5. Build a System for Managing Documents


It starts with a single receipt or invoice left on the desk. A contract arrives by mail. A tax form needs filing. Before long, important documents are scattered across drawers, folders, and piles of paper.

Without a system, paperwork tends to end up wherever there’s space—a drawer, a shelf, or the corner of your desk.

Consider organizing paperwork into categories like:

  • Contracts
  • Invoices
  • Receipts
  • Tax documents
  • Active projects

You don’t need an elaborate system. A simple one is often enough. When every document has a designated place, finding information becomes much faster.

This is particularly useful if you manage clients, business expenses, or multiple ongoing projects. As your filing system evolves, it’s also worth reviewing how to store and securely shred business documents that are no longer needed.

6. Digitize Paperwork to Save Time

Once your paperwork is organized, consider how much of it needs to stay on paper.

You’ve probably experienced it before: a client asks for a contract, and suddenly you’re searching through drawers, folders, and stacks of paper trying to remember where you put it.

Scanning important paperwork gives you quick access to records without digging through folders or storage boxes. It can also reduce clutter and free up storage space. For many businesses, that’s reason enough to start moving away from paper records.

Start by scanning:

  • Contracts
  • Invoices
  • Receipts
  • Tax records
  • Business licenses

Once documents are digitized, OCR (optical character recognition) can turn them into searchable files. Tools like iScanner can scan, organize, and make business documents searchable directly from your phone. Need a specific invoice number or a client’s signed agreement from six months ago? A quick search will do the trick. 

7. Create a Simple Digital Filing System

Scanned documents can become just as difficult to manage as paper files if there’s no system behind them. A clear document management workflow helps keep files organized from the moment they’re scanned to the moment they’re archived.

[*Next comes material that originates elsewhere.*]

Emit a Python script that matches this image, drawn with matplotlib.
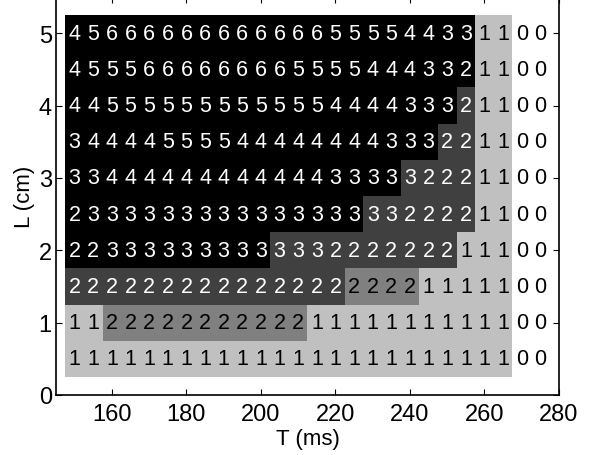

From there, a simple folder structure makes files easier to find when you need them.

Here’s one example:

Business

  • Clients
  • Contracts
  • Finance
  • Projects
  • Tax Documents

You’ll appreciate a clear naming system the next time you’re searching for an old document. A document called “Invoice-March-2026-ABC-Company.pdf” is far easier to identify than “Scan001.pdf.” Adding dates, project names, or client names today can save several minutes of searching in the future.

Store important files in secure cloud storage so they’re available across devices and backed up if your computer fails.

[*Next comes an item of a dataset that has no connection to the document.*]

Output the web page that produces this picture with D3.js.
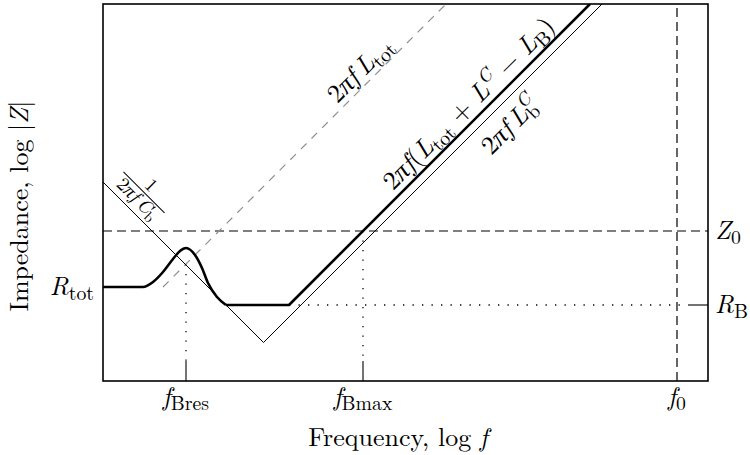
<!DOCTYPE html>
<html>
<head>
<meta charset="utf-8">
<script src="https://cdn.jsdelivr.net/npm/d3@7"></script>
<style>
  html, body { margin: 0; padding: 0; background: #fff; }
  svg { display: block; }
</style>
</head>
<body>
<svg id="chart" width="750" height="455"></svg>
<script>
// Asymptotic sketch of |Z| versus frequency, both on log axes (units: decades).

// Frequency markers along the bottom axis
const freqNames = ["Bres", "Bmax", "0"];
const freqValues = [0.83, 2.60, 5.74];

// Impedance levels
const levelNames = ["tot", "B", "0"];          // R_tot, R_B, Z_0
const levelValues = [0.94, 0.76, 1.50];

// Thin asymptote: 1/(2πfC_b) falling, meeting 2πfL_b^C rising
const capIndX = [0, 1.605, 4.99];
const capIndY = [1.99, 0.385, 3.77];

// Gray dashed asymptote 2πfL_tot
const ltotX = [0.60, 3.43];
const ltotY = [0.94, 3.77];

// Measured |Z|: flat R_tot, resonance bump, then down the capacitive slope
const bumpX = [0, 0.40, 0.50, 0.60, 0.70, 0.77, 0.83, 0.92, 0.99, 1.05, 1.14, 1.23];
const bumpY = [0.94, 0.94, 0.99, 1.09, 1.22, 1.30, 1.33, 1.26, 1.13, 0.98, 0.84, 0.76];

// Measured |Z|: R_B floor, then 2πf(L_tot + L^C − L_B)
const rampX = [1.23, 1.86, 4.87];
const rampY = [0.76, 0.76, 3.77];

const xDomain = [0, 6.05];
const yDomain = [0, 3.77];

const svg = d3.select("#chart")
  .attr("font-family", "'Latin Modern Roman', 'Liberation Serif', serif");
const padL = 103, padR = 708, padT = 4, padB = 381;

const x = d3.scaleLinear().domain(xDomain).range([padL, padR]);
const y = d3.scaleLinear().domain(yDomain).range([padB, padT]);

const zip = (a, b) => a.map((v, i) => [v, b[i]]);
const line = d3.line().x(d => x(d[0])).y(d => y(d[1]));
const smooth = d3.line().x(d => x(d[0])).y(d => y(d[1])).curve(d3.curveMonotoneX);

svg.append("defs").append("clipPath").attr("id", "plot")
  .append("rect").attr("x", padL).attr("y", padT)
  .attr("width", padR - padL).attr("height", padB - padT);

const plot = svg.append("g").attr("clip-path", "url(#plot)");

const fBres = freqValues[0], fBmax = freqValues[1], f0 = freqValues[2];
const Rtot = levelValues[0], RB = levelValues[1], Z0 = levelValues[2];
const tickLen = 20;

// Z_0 dashed level
plot.append("line")
  .attr("x1", x(xDomain[0])).attr("x2", x(xDomain[1]))
  .attr("y1", y(Z0)).attr("y2", y(Z0))
  .attr("stroke", "#000").attr("stroke-width", 1.2).attr("stroke-dasharray", "9,5");

// f_0 dashed marker
plot.append("line")
  .attr("x1", x(f0)).attr("x2", x(f0))
  .attr("y1", y(yDomain[0])).attr("y2", y(yDomain[1]))
  .attr("stroke", "#000").attr("stroke-width", 1.2).attr("stroke-dasharray", "9,5");

// dotted guides
const crossY = (capIndY[0] + ltotY[0] - ltotX[0]) / 2;   // where 1/(2πfC_b) meets 2πfL_tot
plot.append("line")
  .attr("x1", x(fBres)).attr("x2", x(fBres))
  .attr("y1", y(crossY)).attr("y2", padB - tickLen)
  .attr("stroke", "#000").attr("stroke-width", 1.3).attr("stroke-dasharray", "1.3,8.2");
plot.append("line")
  .attr("x1", x(fBmax)).attr("x2", x(fBmax))
  .attr("y1", y(Z0)).attr("y2", padB - tickLen)
  .attr("stroke", "#000").attr("stroke-width", 1.3).attr("stroke-dasharray", "1.3,8.2");
plot.append("line")
  .attr("x1", x(rampX[1])).attr("x2", padR - tickLen)
  .attr("y1", y(RB)).attr("y2", y(RB))
  .attr("stroke", "#000").attr("stroke-width", 1.3).attr("stroke-dasharray", "1.3,8.2");

// solid ticks
[fBres, fBmax].forEach(v => {
  svg.append("line")
    .attr("x1", x(v)).attr("x2", x(v))
    .attr("y1", padB - tickLen).attr("y2", padB)
    .attr("stroke", "#000").attr("stroke-width", 1.1);
});
svg.append("line")
  .attr("x1", padR - tickLen).attr("x2", padR)
  .attr("y1", y(RB)).attr("y2", y(RB))
  .attr("stroke", "#000").attr("stroke-width", 1.1);

// asymptotes
plot.append("path").datum(zip(ltotX, ltotY)).attr("d", line)
  .attr("fill", "none").attr("stroke", "#8f8f8f").attr("stroke-width", 1.2)
  .attr("stroke-dasharray", "8,7");
plot.append("path").datum(zip(capIndX, capIndY)).attr("d", line)
  .attr("fill", "none").attr("stroke", "#000").attr("stroke-width", 1);

// measured impedance
plot.append("path").datum(zip(bumpX, bumpY)).attr("d", smooth)
  .attr("fill", "none").attr("stroke", "#000").attr("stroke-width", 2.6)
  .attr("stroke-linejoin", "round");
plot.append("path").datum(zip(rampX, rampY)).attr("d", line)
  .attr("fill", "none").attr("stroke", "#000").attr("stroke-width", 2.6)
  .attr("stroke-linejoin", "round");

// frame
svg.append("rect").attr("x", padL).attr("y", padT)
  .attr("width", padR - padL).attr("height", padB - padT)
  .attr("fill", "none").attr("stroke", "#000").attr("stroke-width", 1.6);

// rich text: parts are [text, kind], kind = r | i | sub | sup | subBack | supBack
function rich(sel, parts, size) {
  let shift = 0, prev = null;
  parts.forEach(([t, k]) => {
    let fs = size, target = 0, italic = false;
    if (k === "i") italic = true;
    if (k === "sub" || k === "subBack") { fs = size * 0.76; target = size * 0.2; }
    if (k === "sup" || k === "supBack") { fs = size * 0.72; target = -size * 0.40; italic = true; }
    const ts = sel.append("tspan").text(t)
      .attr("font-size", fs)
      .attr("font-style", italic ? "italic" : "normal")
      .attr("dy", target - shift);
    if ((k === "subBack" || k === "supBack") && prev) {
      ts.attr("dx", -prev.node().getComputedTextLength());
    }
    shift = target;
    prev = ts;
  });
  return sel;
}

const FS = 26;

// axis titles
rich(svg.append("text").attr("text-anchor", "middle")
  .attr("transform", "translate(28,206) rotate(-90)"),
  [["Impedance, log |", "r"], ["Z", "i"], ["|", "r"]], FS);
rich(svg.append("text").attr("text-anchor", "middle")
  .attr("x", 398).attr("y", 446),
  [["Frequency, log ", "r"], ["f", "i"]], FS);

// frequency labels
freqNames.forEach((n, i) => {
  rich(svg.append("text").attr("text-anchor", "middle")
    .attr("x", x(freqValues[i])).attr("y", 405),
    [["f", "i"], [n, "sub"]], FS);
});

// level labels
rich(svg.append("text").attr("text-anchor", "end")
  .attr("x", padL - 9).attr("y", y(Rtot) + 8),
  [["R", "i"], [levelNames[0], "sub"]], FS);
rich(svg.append("text").attr("text-anchor", "start")
  .attr("x", padR + 7).attr("y", y(RB) + 8),
  [["R", "i"], [levelNames[1], "sub"]], FS);
rich(svg.append("text").attr("text-anchor", "start")
  .attr("x", padR + 7).attr("y", y(Z0) + 8),
  [["Z", "i"], [levelNames[2], "sub"]], FS);

// slanted labels placed along their lines; offset is perpendicular, px
function slanted(px, py, angle, offset) {
  return svg.append("text").attr("text-anchor", "middle")
    .attr("transform", `translate(${px},${py}) rotate(${angle}) translate(0,${-offset})`);
}

// 2πf L_tot, on the gray dashed line
const aL = 2.67;
rich(slanted(x(aL), y(aL + ltotY[0] - ltotX[0]), -45, 6),
  [["2", "r"], ["π", "i"], ["f", "i"], ["\u2009L", "i"], ["tot", "sub"]], FS);

// 2πf(L_tot + L^C − L_B), on the thick line
const aT = 3.765;
rich(slanted(x(aT), y(aT - (rampX[1] - rampY[1])), -45, 7),
  [["2", "r"], ["π", "i"], ["f", "i"], ["(", "r"], ["L", "i"], ["tot", "sub"],
   [" + ", "r"], ["L", "i"], ["C", "sup"], [" \u2212 ", "r"], ["L", "i"], ["B", "sub"], [")", "r"]], FS);

// 2πf L_b^C, below the thin rising line
const aB = 3.92;
rich(slanted(x(aB), y(aB - (capIndX[1] - capIndY[1])), -45, -29),
  [["2", "r"], ["π", "i"], ["f", "i"], ["\u2009L", "i"], ["b", "sub"], ["C", "supBack"]], FS);

// 1/(2πf C_b), above the thin falling line
const aC = 0.257;
const fracPx = x(aC), fracPy = y(capIndY[0] - aC);
const frac = svg.append("g")
  .attr("transform", `translate(${fracPx},${fracPy}) rotate(45) translate(0,-21.6)`);
frac.append("line").attr("x1", -29).attr("x2", 29).attr("y1", 0).attr("y2", 0)
  .attr("stroke", "#000").attr("stroke-width", 1);
frac.append("text").attr("text-anchor", "middle").attr("y", -4)
  .attr("font-size", 19).text("1");
rich(frac.append("text").attr("text-anchor", "middle").attr("y", 15),
  [["2", "r"], ["π", "i"], ["f", "i"], ["\u2009C", "i"], ["b", "sub"]], 19);
</script>
</body>
</html>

8. Set Boundaries Around Your Workday

When your office is only a few steps away, work can quietly spill into evenings and weekends.

You finish a task, check one more email, reply to a message, and suddenly thirty minutes have disappeared.

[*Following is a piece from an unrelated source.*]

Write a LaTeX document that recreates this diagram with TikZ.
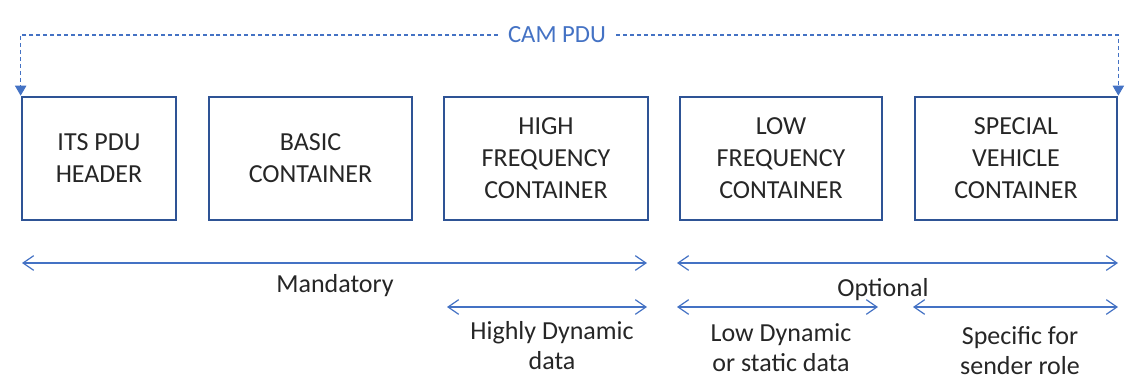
\documentclass[tikz,border=0pt]{standalone}
\usepackage{fontspec}
\setmainfont{Carlito}
\usetikzlibrary{arrows.meta}
\definecolor{boxblue}{HTML}{2E5395}
\definecolor{linkblue}{HTML}{4472C4}
\definecolor{txt}{HTML}{262626}

\begin{document}
\begin{tikzpicture}[x=0.75pt,y=-0.75pt,
  container/.style={draw=boxblue, line width=2pt, text=txt, align=center,
    minimum height=123*0.75pt, inner sep=0pt,
    font=\fontsize{19.5}{24}\selectfont},
  span/.style={draw=linkblue, line width=0.9pt,
    {Straight Barb[length=8pt,width=11pt,line width=0.9pt]}-{Straight Barb[length=8pt,width=11pt,line width=0.9pt]}},
  spanlabel/.style={text=txt, align=center, inner sep=0pt,
    font=\fontsize{19.5}{22.5}\selectfont},
  pdulink/.style={draw=linkblue, line width=0.8pt, dash pattern=on 3pt off 2.2pt,
    -{Triangle[length=7.5pt,width=8.5pt]}}
]
\useasboundingbox (0,0) rectangle (1132,387);

% containers of the PDU
\node[container, minimum width=154*0.75pt] (b1) at (99,158.5) {ITS PDU\\HEADER};
\node[container, minimum width=203*0.75pt] (b2) at (310.5,158.5) {BASIC\\CONTAINER};
\node[container, minimum width=204*0.75pt] (b3) at (546,158.5) {HIGH\\FREQUENCY\\CONTAINER};
\node[container, minimum width=202*0.75pt] (b4) at (781,158.5) {LOW\\FREQUENCY\\CONTAINER};
\node[container, minimum width=202*0.75pt] (b5) at (1016,158.5) {SPECIAL\\VEHICLE\\CONTAINER};

% whole-PDU bracket
\node[text=linkblue, inner xsep=7.5pt, inner ysep=0pt,
  font=\fontsize{18.5}{22}\selectfont] (cam) at (557,35) {CAM PDU};
\draw[pdulink] (cam.west) -| (b1.north west);
\draw[pdulink] (cam.east) -| (b5.north east);

% spans
\coordinate (m1) at (22,263);
\coordinate (m2) at (647,263);
\coordinate (o1) at (677,263);
\coordinate (o2) at (1118,263);
\coordinate (h1) at (447,307);
\coordinate (h2) at (647,307);
\coordinate (l1) at (677,307);
\coordinate (l2) at (878,307);
\coordinate (s1) at (913,307);
\coordinate (s2) at (1118,307);

\draw[span] (m1) -- (m2);
\draw[span] (o1) -- (o2);
\draw[span] (h1) -- (h2);
\draw[span] (l1) -- (l2);
\draw[span] (s1) -- (s2);

\node[spanlabel] (mand) at (335,286) {Mandatory};
\node[spanlabel] (opt) at (883,290) {Optional};
\node[spanlabel] (hd) at (552,346) {Highly Dynamic\\data};
\node[spanlabel] (ld) at (781,348) {Low Dynamic\\or static data};
\node[spanlabel] (sr) at (1020,351) {Specific for\\sender role};
\end{tikzpicture}
\end{document}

A simple end-of-day routine helps draw a line between work and personal time. Closing work apps, reviewing tomorrow’s priorities, and shutting down your computer can signal that the workday is finished.

Those small habits make it easier to disconnect and return with more energy the next morning.

Final Thoughts

Productivity rarely comes from buying another piece of equipment. More often, it comes from fewer distractions, better organization, and systems that make information easy to find.

Start with one or two improvements. Clear a corner for work, organize your paperwork, or build a simple digital filing system. Small changes add up over time. A better workspace today can save you hours of frustration in the future.